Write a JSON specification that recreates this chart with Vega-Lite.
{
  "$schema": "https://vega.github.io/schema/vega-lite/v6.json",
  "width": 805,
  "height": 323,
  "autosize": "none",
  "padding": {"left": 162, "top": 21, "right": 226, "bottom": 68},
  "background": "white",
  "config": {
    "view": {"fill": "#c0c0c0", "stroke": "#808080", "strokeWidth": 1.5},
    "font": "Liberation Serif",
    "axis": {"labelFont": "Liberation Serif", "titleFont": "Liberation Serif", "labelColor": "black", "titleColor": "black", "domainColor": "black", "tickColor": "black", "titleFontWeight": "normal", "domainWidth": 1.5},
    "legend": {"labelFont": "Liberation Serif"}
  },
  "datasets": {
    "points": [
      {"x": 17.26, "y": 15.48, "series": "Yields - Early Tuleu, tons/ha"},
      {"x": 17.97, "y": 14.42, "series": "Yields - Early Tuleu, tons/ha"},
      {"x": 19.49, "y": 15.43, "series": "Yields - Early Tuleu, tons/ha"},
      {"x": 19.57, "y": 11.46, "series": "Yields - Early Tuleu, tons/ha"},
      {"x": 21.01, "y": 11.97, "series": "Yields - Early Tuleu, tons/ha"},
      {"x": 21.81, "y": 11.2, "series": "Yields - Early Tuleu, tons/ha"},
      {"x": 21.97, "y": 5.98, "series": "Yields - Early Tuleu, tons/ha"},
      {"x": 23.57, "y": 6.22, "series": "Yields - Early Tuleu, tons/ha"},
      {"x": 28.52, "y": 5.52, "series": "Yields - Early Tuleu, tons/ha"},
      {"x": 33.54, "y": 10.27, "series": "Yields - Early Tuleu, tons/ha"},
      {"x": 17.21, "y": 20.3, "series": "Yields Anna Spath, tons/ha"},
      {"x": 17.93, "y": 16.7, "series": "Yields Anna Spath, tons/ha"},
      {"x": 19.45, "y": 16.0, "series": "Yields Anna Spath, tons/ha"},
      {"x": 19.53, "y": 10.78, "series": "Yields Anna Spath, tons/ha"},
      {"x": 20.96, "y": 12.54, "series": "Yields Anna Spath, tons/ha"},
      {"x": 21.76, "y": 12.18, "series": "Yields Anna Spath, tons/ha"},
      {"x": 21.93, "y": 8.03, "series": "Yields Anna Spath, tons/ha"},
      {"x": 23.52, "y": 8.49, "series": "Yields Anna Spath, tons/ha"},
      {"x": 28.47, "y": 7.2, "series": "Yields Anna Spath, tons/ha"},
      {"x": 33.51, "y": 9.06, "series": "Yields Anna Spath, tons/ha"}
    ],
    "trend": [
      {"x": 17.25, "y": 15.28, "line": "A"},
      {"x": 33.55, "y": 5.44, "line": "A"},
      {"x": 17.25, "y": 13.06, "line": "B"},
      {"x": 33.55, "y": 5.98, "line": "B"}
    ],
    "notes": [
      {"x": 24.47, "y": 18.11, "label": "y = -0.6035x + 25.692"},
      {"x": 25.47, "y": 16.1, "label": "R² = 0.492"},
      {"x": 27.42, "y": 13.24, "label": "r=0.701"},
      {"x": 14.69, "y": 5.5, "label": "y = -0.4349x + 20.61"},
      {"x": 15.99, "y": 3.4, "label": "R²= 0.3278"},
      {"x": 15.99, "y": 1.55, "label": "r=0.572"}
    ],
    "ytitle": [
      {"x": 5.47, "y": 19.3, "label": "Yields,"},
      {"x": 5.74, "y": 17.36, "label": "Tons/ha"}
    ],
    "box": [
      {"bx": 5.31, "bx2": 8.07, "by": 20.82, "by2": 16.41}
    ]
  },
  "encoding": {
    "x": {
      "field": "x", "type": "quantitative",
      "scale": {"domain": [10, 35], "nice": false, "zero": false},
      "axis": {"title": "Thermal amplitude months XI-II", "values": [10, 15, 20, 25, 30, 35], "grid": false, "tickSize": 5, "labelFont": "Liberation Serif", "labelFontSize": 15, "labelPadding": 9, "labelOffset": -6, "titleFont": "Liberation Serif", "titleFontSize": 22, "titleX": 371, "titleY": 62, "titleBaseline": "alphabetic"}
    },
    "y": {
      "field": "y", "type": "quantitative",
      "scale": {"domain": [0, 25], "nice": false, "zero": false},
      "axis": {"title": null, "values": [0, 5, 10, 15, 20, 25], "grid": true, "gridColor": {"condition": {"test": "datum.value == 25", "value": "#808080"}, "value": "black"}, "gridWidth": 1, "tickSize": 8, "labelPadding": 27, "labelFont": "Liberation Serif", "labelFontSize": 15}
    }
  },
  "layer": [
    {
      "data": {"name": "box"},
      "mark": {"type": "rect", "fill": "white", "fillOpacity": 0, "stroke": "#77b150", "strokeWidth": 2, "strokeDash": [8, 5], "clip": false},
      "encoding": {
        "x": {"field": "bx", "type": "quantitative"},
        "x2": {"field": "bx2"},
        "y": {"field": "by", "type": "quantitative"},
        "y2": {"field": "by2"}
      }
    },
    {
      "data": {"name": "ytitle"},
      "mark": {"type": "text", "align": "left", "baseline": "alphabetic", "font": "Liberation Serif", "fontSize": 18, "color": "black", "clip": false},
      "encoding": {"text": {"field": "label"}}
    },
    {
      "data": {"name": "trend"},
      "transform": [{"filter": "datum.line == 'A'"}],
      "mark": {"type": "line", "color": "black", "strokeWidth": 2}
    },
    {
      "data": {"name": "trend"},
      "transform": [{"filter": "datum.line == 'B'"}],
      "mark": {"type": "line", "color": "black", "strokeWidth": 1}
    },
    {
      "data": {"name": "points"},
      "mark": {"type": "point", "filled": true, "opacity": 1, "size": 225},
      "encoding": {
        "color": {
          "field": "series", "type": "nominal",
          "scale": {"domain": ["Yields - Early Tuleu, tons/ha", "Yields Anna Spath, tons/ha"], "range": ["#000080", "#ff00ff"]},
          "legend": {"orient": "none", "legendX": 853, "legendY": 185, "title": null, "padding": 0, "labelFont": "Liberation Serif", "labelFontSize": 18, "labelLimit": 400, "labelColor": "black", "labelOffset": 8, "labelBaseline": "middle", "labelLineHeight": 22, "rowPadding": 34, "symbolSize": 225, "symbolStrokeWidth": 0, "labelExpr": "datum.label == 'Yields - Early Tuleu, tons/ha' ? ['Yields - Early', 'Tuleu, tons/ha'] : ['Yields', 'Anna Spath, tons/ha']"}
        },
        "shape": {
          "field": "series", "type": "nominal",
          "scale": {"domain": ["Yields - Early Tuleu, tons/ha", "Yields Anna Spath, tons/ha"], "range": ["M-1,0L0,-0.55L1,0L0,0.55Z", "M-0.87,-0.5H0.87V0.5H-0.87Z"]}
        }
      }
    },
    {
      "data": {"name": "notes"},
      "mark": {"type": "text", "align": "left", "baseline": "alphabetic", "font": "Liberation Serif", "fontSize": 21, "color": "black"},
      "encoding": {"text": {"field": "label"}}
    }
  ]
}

.....

**WHAT IS ASKED**
Copy out all of the data exactly, leaving nothing out.

**RESULT BELOW**
Write a JSON specification that recreates this chart with Vega-Lite.
{
  "$schema": "https://vega.github.io/schema/vega-lite/v6.json",
  "width": 805,
  "height": 323,
  "autosize": "none",
  "padding": {"left": 162, "top": 21, "right": 226, "bottom": 68},
  "background": "white",
  "config": {
    "view": {"fill": "#c0c0c0", "stroke": "#808080", "strokeWidth": 1.5},
    "font": "Liberation Serif",
    "axis": {"labelFont": "Liberation Serif", "titleFont": "Liberation Serif", "labelColor": "black", "titleColor": "black", "domainColor": "black", "tickColor": "black", "titleFontWeight": "normal", "domainWidth": 1.5},
    "legend": {"labelFont": "Liberation Serif"}
  },
  "datasets": {
    "points": [
      {"x": 17.26, "y": 15.48, "series": "Yields - Early Tuleu, tons/ha"},
      {"x": 17.97, "y": 14.42, "series": "Yields - Early Tuleu, tons/ha"},
      {"x": 19.49, "y": 15.43, "series": "Yields - Early Tuleu, tons/ha"},
      {"x": 19.57, "y": 11.46, "series": "Yields - Early Tuleu, tons/ha"},
      {"x": 21.01, "y": 11.97, "series": "Yields - Early Tuleu, tons/ha"},
      {"x": 21.81, "y": 11.2, "series": "Yields - Early Tuleu, tons/ha"},
      {"x": 21.97, "y": 5.98, "series": "Yields - Early Tuleu, tons/ha"},
      {"x": 23.57, "y": 6.22, "series": "Yields - Early Tuleu, tons/ha"},
      {"x": 28.52, "y": 5.52, "series": "Yields - Early Tuleu, tons/ha"},
      {"x": 33.54, "y": 10.27, "series": "Yields - Early Tuleu, tons/ha"},
      {"x": 17.21, "y": 20.3, "series": "Yields Anna Spath, tons/ha"},
      {"x": 17.93, "y": 16.7, "series": "Yields Anna Spath, tons/ha"},
      {"x": 19.45, "y": 16.0, "series": "Yields Anna Spath, tons/ha"},
      {"x": 19.53, "y": 10.78, "series": "Yields Anna Spath, tons/ha"},
      {"x": 20.96, "y": 12.54, "series": "Yields Anna Spath, tons/ha"},
      {"x": 21.76, "y": 12.18, "series": "Yields Anna Spath, tons/ha"},
      {"x": 21.93, "y": 8.03, "series": "Yields Anna Spath, tons/ha"},
      {"x": 23.52, "y": 8.49, "series": "Yields Anna Spath, tons/ha"},
      {"x": 28.47, "y": 7.2, "series": "Yields Anna Spath, tons/ha"},
      {"x": 33.51, "y": 9.06, "series": "Yields Anna Spath, tons/ha"}
    ],
    "trend": [
      {"x": 17.25, "y": 15.28, "line": "A"},
      {"x": 33.55, "y": 5.44, "line": "A"},
      {"x": 17.25, "y": 13.06, "line": "B"},
      {"x": 33.55, "y": 5.98, "line": "B"}
    ],
    "notes": [
      {"x": 24.47, "y": 18.11, "label": "y = -0.6035x + 25.692"},
      {"x": 25.47, "y": 16.1, "label": "R² = 0.492"},
      {"x": 27.42, "y": 13.24, "label": "r=0.701"},
      {"x": 14.69, "y": 5.5, "label": "y = -0.4349x + 20.61"},
      {"x": 15.99, "y": 3.4, "label": "R²= 0.3278"},
      {"x": 15.99, "y": 1.55, "label": "r=0.572"}
    ],
    "ytitle": [
      {"x": 5.47, "y": 19.3, "label": "Yields,"},
      {"x": 5.74, "y": 17.36, "label": "Tons/ha"}
    ],
    "box": [
      {"bx": 5.31, "bx2": 8.07, "by": 20.82, "by2": 16.41}
    ]
  },
  "encoding": {
    "x": {
      "field": "x", "type": "quantitative",
      "scale": {"domain": [10, 35], "nice": false, "zero": false},
      "axis": {"title": "Thermal amplitude months XI-II", "values": [10, 15, 20, 25, 30, 35], "grid": false, "tickSize": 5, "labelFont": "Liberation Serif", "labelFontSize": 15, "labelPadding": 9, "labelOffset": -6, "titleFont": "Liberation Serif", "titleFontSize": 22, "titleX": 371, "titleY": 62, "titleBaseline": "alphabetic"}
    },
    "y": {
      "field": "y", "type": "quantitative",
      "scale": {"domain": [0, 25], "nice": false, "zero": false},
      "axis": {"title": null, "values": [0, 5, 10, 15, 20, 25], "grid": true, "gridColor": {"condition": {"test": "datum.value == 25", "value": "#808080"}, "value": "black"}, "gridWidth": 1, "tickSize": 8, "labelPadding": 27, "labelFont": "Liberation Serif", "labelFontSize": 15}
    }
  },
  "layer": [
    {
      "data": {"name": "box"},
      "mark": {"type": "rect", "fill": "white", "fillOpacity": 0, "stroke": "#77b150", "strokeWidth": 2, "strokeDash": [8, 5], "clip": false},
      "encoding": {
        "x": {"field": "bx", "type": "quantitative"},
        "x2": {"field": "bx2"},
        "y": {"field": "by", "type": "quantitative"},
        "y2": {"field": "by2"}
      }
    },
    {
      "data": {"name": "ytitle"},
      "mark": {"type": "text", "align": "left", "baseline": "alphabetic", "font": "Liberation Serif", "fontSize": 18, "color": "black", "clip": false},
      "encoding": {"text": {"field": "label"}}
    },
    {
      "data": {"name": "trend"},
      "transform": [{"filter": "datum.line == 'A'"}],
      "mark": {"type": "line", "color": "black", "strokeWidth": 2}
    },
    {
      "data": {"name": "trend"},
      "transform": [{"filter": "datum.line == 'B'"}],
      "mark": {"type": "line", "color": "black", "strokeWidth": 1}
    },
    {
      "data": {"name": "points"},
      "mark": {"type": "point", "filled": true, "opacity": 1, "size": 225},
      "encoding": {
        "color": {
          "field": "series", "type": "nominal",
          "scale": {"domain": ["Yields - Early Tuleu, tons/ha", "Yields Anna Spath, tons/ha"], "range": ["#000080", "#ff00ff"]},
          "legend": {"orient": "none", "legendX": 853, "legendY": 185, "title": null, "padding": 0, "labelFont": "Liberation Serif", "labelFontSize": 18, "labelLimit": 400, "labelColor": "black", "labelOffset": 8, "labelBaseline": "middle", "labelLineHeight": 22, "rowPadding": 34, "symbolSize": 225, "symbolStrokeWidth": 0, "labelExpr": "datum.label == 'Yields - Early Tuleu, tons/ha' ? ['Yields - Early', 'Tuleu, tons/ha'] : ['Yields', 'Anna Spath, tons/ha']"}
        },
        "shape": {
          "field": "series", "type": "nominal",
          "scale": {"domain": ["Yields - Early Tuleu, tons/ha", "Yields Anna Spath, tons/ha"], "range": ["M-1,0L0,-0.55L1,0L0,0.55Z", "M-0.87,-0.5H0.87V0.5H-0.87Z"]}
        }
      }
    },
    {
      "data": {"name": "notes"},
      "mark": {"type": "text", "align": "left", "baseline": "alphabetic", "font": "Liberation Serif", "fontSize": 21, "color": "black"},
      "encoding": {"text": {"field": "label"}}
    }
  ]
}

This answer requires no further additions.